### Material provided:
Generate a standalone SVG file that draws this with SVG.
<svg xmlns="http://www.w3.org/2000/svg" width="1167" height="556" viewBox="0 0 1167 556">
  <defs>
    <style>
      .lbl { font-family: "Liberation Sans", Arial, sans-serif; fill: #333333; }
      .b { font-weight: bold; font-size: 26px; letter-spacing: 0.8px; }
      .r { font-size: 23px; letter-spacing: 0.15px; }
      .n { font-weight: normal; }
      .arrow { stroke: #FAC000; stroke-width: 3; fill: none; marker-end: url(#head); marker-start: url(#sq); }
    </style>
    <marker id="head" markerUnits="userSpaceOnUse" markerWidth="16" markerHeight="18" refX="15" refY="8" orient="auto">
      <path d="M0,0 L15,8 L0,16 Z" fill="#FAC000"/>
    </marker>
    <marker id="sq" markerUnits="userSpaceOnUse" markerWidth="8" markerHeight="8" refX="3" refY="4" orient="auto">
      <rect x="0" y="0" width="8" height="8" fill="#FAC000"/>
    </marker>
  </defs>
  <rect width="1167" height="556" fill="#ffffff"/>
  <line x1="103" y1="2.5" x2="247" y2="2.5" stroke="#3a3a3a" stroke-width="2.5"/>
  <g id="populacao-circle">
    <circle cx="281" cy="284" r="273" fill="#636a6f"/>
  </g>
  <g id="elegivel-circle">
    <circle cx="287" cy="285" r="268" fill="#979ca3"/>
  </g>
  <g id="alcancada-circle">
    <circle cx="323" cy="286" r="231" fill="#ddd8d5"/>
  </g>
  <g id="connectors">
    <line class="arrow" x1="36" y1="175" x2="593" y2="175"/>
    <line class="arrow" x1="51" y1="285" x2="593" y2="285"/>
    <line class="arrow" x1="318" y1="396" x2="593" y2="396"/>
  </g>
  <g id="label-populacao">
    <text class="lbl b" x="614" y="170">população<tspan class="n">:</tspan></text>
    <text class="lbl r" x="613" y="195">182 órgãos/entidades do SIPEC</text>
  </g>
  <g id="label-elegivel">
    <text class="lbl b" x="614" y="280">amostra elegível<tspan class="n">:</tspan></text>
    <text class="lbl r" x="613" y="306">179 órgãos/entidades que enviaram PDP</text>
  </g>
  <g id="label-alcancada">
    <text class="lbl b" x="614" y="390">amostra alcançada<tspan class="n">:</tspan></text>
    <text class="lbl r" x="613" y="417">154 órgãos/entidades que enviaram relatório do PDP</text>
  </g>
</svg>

### Stated task:
Transcribe the full listing above without leaving anything out.

### Reply:
Generate a standalone SVG file that draws this with SVG.
<svg xmlns="http://www.w3.org/2000/svg" width="1167" height="556" viewBox="0 0 1167 556">
  <defs>
    <style>
      .lbl { font-family: "Liberation Sans", Arial, sans-serif; fill: #333333; }
      .b { font-weight: bold; font-size: 26px; letter-spacing: 0.8px; }
      .r { font-size: 23px; letter-spacing: 0.15px; }
      .n { font-weight: normal; }
      .arrow { stroke: #FAC000; stroke-width: 3; fill: none; marker-end: url(#head); marker-start: url(#sq); }
    </style>
    <marker id="head" markerUnits="userSpaceOnUse" markerWidth="16" markerHeight="18" refX="15" refY="8" orient="auto">
      <path d="M0,0 L15,8 L0,16 Z" fill="#FAC000"/>
    </marker>
    <marker id="sq" markerUnits="userSpaceOnUse" markerWidth="8" markerHeight="8" refX="3" refY="4" orient="auto">
      <rect x="0" y="0" width="8" height="8" fill="#FAC000"/>
    </marker>
  </defs>
  <rect width="1167" height="556" fill="#ffffff"/>
  <line x1="103" y1="2.5" x2="247" y2="2.5" stroke="#3a3a3a" stroke-width="2.5"/>
  <g id="populacao-circle">
    <circle cx="281" cy="284" r="273" fill="#636a6f"/>
  </g>
  <g id="elegivel-circle">
    <circle cx="287" cy="285" r="268" fill="#979ca3"/>
  </g>
  <g id="alcancada-circle">
    <circle cx="323" cy="286" r="231" fill="#ddd8d5"/>
  </g>
  <g id="connectors">
    <line class="arrow" x1="36" y1="175" x2="593" y2="175"/>
    <line class="arrow" x1="51" y1="285" x2="593" y2="285"/>
    <line class="arrow" x1="318" y1="396" x2="593" y2="396"/>
  </g>
  <g id="label-populacao">
    <text class="lbl b" x="614" y="170">população<tspan class="n">:</tspan></text>
    <text class="lbl r" x="613" y="195">182 órgãos/entidades do SIPEC</text>
  </g>
  <g id="label-elegivel">
    <text class="lbl b" x="614" y="280">amostra elegível<tspan class="n">:</tspan></text>
    <text class="lbl r" x="613" y="306">179 órgãos/entidades que enviaram PDP</text>
  </g>
  <g id="label-alcancada">
    <text class="lbl b" x="614" y="390">amostra alcançada<tspan class="n">:</tspan></text>
    <text class="lbl r" x="613" y="417">154 órgãos/entidades que enviaram relatório do PDP</text>
  </g>
</svg>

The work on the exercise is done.